Which is fucking great, if you ask me. Great beer deserves to be shared. One issue encountered all too often, however, is an Instagram stream populated with mostly terrible beer photos. The intention was great, but the skill set — perhaps a bit lacking.
“Good photography is important because it opens a door to the inside world of what we do as employees of the brewery, and as people who live in Maine. And when we say ‘good photography’ we’re referring to photos that tell some sort of story,” Mat Trogner, creative manager at Allagash Brewing Co., tells me. “Whether that means documenting a part of the beer-making process, finding a cool moment at a brewery event, or even just capturing a gorgeous sunrise, it all counts.”
Consistency of quality is a good mantra to live by when photographing beer, or anything else for that matter. For a few more specific tips, we turned to Brooklyn-based beer photographer and man behind Instagram handle @bkbeerguy, Cory Smith.
“I don’t think there’s any one solution, silver bullet idea to making a great beer photo. So many things can factor into what people react to,” Smith tells me. “So for me, I just try to make the most interesting image I can with the beer and conditions in mind.”
Smith’s Top 3 Tips:
1. Make the frame interesting. There’s more to an image than just the beer, and any number of external elements can help make the shot appealing. Consider lighting, consider backgrounds, consider surface texture. All of these things go into the totality of the shot.

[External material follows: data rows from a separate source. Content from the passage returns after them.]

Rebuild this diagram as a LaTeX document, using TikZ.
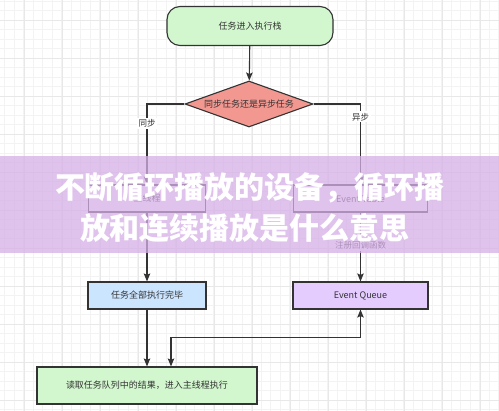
\documentclass[tikz,border=0pt]{standalone}
\usepackage{fontspec}
\setmainfont{Noto Sans CJK SC}
\usetikzlibrary{shapes.geometric,arrows.meta}
\definecolor{edgec}{HTML}{333333}
\definecolor{txtc}{HTML}{333333}
\definecolor{greenf}{HTML}{D2F7CE}
\definecolor{redf}{HTML}{F29891}
\definecolor{bluef}{HTML}{CCE5FF}
\definecolor{purplef}{HTML}{E5CCFF}
\definecolor{bandc}{HTML}{D6B0E8}
\definecolor{gridminor}{HTML}{F3F3F3}
\definecolor{gridmajor}{HTML}{E8E8E8}
\tikzset{
  boxbase/.style={draw=edgec, line width=1.1pt, text=txtc, inner sep=0pt,
    font=\fontsize{9}{11}\selectfont},
  termbox/.style={boxbase, fill=greenf, rounded corners=13pt,
    minimum width=166pt, minimum height=39pt},
  decbox/.style={boxbase, fill=redf, shape=diamond, aspect=2.78,
    minimum width=128pt, minimum height=46pt},
  bluebox/.style={boxbase, fill=bluef, minimum width=118pt, minimum height=27pt},
  purplebox/.style={boxbase, fill=purplef, minimum width=135pt, minimum height=27pt},
  plainbox/.style={boxbase, fill=white, minimum width=117pt, minimum height=27pt},
  greenbox/.style={boxbase, fill=greenf, minimum width=220pt, minimum height=37pt},
  conn/.style={draw=edgec, line width=1.1pt,
    -{Stealth[length=8pt,width=6.5pt,inset=1.5pt]}},
  biconn/.style={draw=edgec, line width=1.1pt,
    {Stealth[length=8pt,width=6.5pt,inset=1.5pt]}-{Stealth[length=8pt,width=6.5pt,inset=1.5pt]}},
  edgelabel/.style={fill=white, text=txtc, inner sep=1.5pt,
    font=\fontsize{8.5}{10}\selectfont},
  titletext/.style={text=white, font=\fontsize{30}{32}\selectfont\bfseries, inner sep=0pt}
}
\begin{document}
\begin{tikzpicture}[x=1pt,y=-1pt]
\useasboundingbox (0,0) rectangle (499,411);
\fill[white] (0,0) rectangle (499,411);
% grid
\foreach \i in {0,...,53} {
  \draw[gridminor, line width=0.5pt] ({4.5+\i*9.5},0) -- ({4.5+\i*9.5},411);
}
\foreach \i in {0,...,44} {
  \draw[gridminor, line width=0.5pt] (0,{1+\i*9.5}) -- (499,{1+\i*9.5});
}
\foreach \i in {0,...,13} {
  \draw[gridmajor, line width=0.6pt] ({24+\i*38},0) -- ({24+\i*38},411);
}
\foreach \i in {0,...,11} {
  \draw[gridmajor, line width=0.6pt] (0,{20+\i*38}) -- (499,{20+\i*38});
}
% nodes
\node[termbox] (start) at (250,26) {任务进入执行栈};
\node[decbox] (dec) at (249,104) {同步任务还是异步任务};
\node[plainbox] (main) at (147,198.5) {主线程};
\node[plainbox, minimum width=134pt] (etable) at (360.5,198.5) {Event Table};
\node[bluebox] (done) at (147,295.5) {任务全部执行完毕};
\node[purplebox] (equeue) at (360.5,295.5) {Event Queue};
\node[greenbox] (final) at (147,385.5) {读取任务队列中的结果，进入主线程执行};
% connectors
\draw[conn] (start) -- (dec);
\draw[conn] (dec.west) -| node[edgelabel, pos=0.62] {同步} (main.north);
\draw[conn] (dec.east) -| node[edgelabel, pos=0.58] {异步} (etable.north);
\draw[conn] (main) -- (done);
\draw[conn] (etable) -- node[edgelabel, pos=0.48] {注册回调函数} (equeue);
\draw[conn] (done) -- (final);
\draw[biconn] ([xshift=24pt]final.north) -- ++(0,-29) -| (equeue.south);
% overlay band
\fill[bandc, opacity=0.75] (0,156) rectangle (499,253);
\node[titletext] (t1) at (250,188) {不断循环播放的设备，循环播};
\node[titletext] (t2) at (245,228) {放和连续播放是什么意思};
\end{tikzpicture}
\end{document}
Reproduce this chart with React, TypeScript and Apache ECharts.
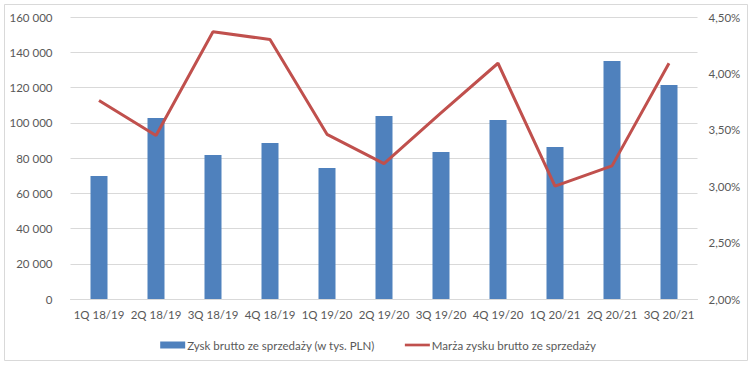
import React, { useEffect, useRef } from "react";
import * as echarts from "echarts";

const categories = ["1Q 18/19", "2Q 18/19", "3Q 18/19", "4Q 18/19", "1Q 19/20", "2Q 19/20", "3Q 19/20", "4Q 19/20", "1Q 20/21", "2Q 20/21", "3Q 20/21"];
const grossProfit = [69800, 102700, 81700, 88500, 74300, 103800, 83400, 101600, 86200, 135000, 121400];
const grossMargin = [3.76, 3.45, 4.37, 4.30, 3.46, 3.20, 3.65, 4.09, 3.00, 3.18, 4.09];
const barName = "Zysk brutto ze sprzedaży (w tys. PLN)";
const lineName = "Marża zysku brutto ze sprzedaży";

const FONT = "Lato";
const TXT = "#595959";

export default function App() {
  const ref = useRef<HTMLDivElement>(null);
  useEffect(() => {
    const chart = echarts.init(ref.current!, null, { renderer: "svg" });
    chart.setOption({
      animation: false,
      backgroundColor: "#ffffff",
      textStyle: { fontFamily: FONT, color: TXT },
      graphic: [
        {
          type: "rect",
          shape: { x: 4.5, y: 4.5, width: 743, height: 356 },
          style: { fill: "none", stroke: "#d9d9d9", lineWidth: 1 },
          silent: true,
        },
      ],
      grid: { left: 70.5, right: 58.5, top: 17, bottom: 66 },
      legend: {
        left: "center",
        top: 334,
        itemWidth: 25,
        itemHeight: 7,
        itemGap: 30,
        textStyle: { fontFamily: FONT, fontSize: 11.5, color: TXT, padding: [0, 0, 0, -3] },
        data: [
          { name: barName, icon: "rect" },
          { name: lineName, icon: "path://M0,0M28,7M0,2H28V5H0Z", itemStyle: { color: "#c0504d" } },
        ],
      },
      xAxis: {
        type: "category",
        data: categories,
        axisLine: { lineStyle: { color: "#d9d9d9" } },
        axisTick: { show: false },
        axisLabel: { color: TXT, fontFamily: FONT, fontSize: 11.5, margin: 9, interval: 0 },
      },
      yAxis: [
        {
          type: "value",
          min: 0,
          max: 160000,
          interval: 20000,
          axisLine: { show: false },
          axisTick: { show: false },
          splitLine: { lineStyle: { color: "#d9d9d9" } },
          axisLabel: {
            color: TXT,
            fontFamily: FONT,
            fontSize: 11.5,
            margin: 18,
            formatter: (v: number) => String(v).replace(/\B(?=(\d{3})+(?!\d))/g, " "),
          },
        },
        {
          type: "value",
          min: 2,
          max: 4.5,
          interval: 0.5,
          axisLine: { show: false },
          axisTick: { show: false },
          splitLine: { show: false },
          axisLabel: {
            color: TXT,
            fontFamily: FONT,
            fontSize: 11.5,
            margin: 11,
            formatter: (v: number) => v.toFixed(2).replace(".", ",") + "%",
          },
        },
      ],
      series: [
        {
          name: barName,
          type: "bar",
          data: grossProfit,
          barWidth: 17,
          itemStyle: { color: "#4f81bd" },
        },
        {
          name: lineName,
          type: "line",
          yAxisIndex: 1,
          data: grossMargin,
          symbol: "none",
          lineStyle: { color: "#c0504d", width: 3 },
          itemStyle: { color: "#c0504d" },
        },
      ],
    });
    return () => chart.dispose();
  }, []);
  return <div ref={ref} style={{ position: "fixed", left: 0, top: 0, width: 756, height: 365 }} />;
}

2. Have a story. This may or may not work for everyone, but as a writer, I love to read why a shot was taken and I suspect many enjoy that contextual information as well. A beer on a table is a beer on a table. But a beer on a table, at the grand opening of a new brewery, with groups of happy people all enjoying the new space creates a story for the viewer, it puts them in the moment. In the “double tap, swipe up” speed of Instagram, this may not always work. But for those who stick around, it’s rewarding.
3. Have a central character. Too often there’s a lot we want to communicate in one photo. The constraints of Instagram, particularly size, can diminish photo effectiveness if you attempt to capture too much. I always try to create clear focus. Sometimes the focus is the entire image, and that’s okay, but going into the shot with that in mind is helpful.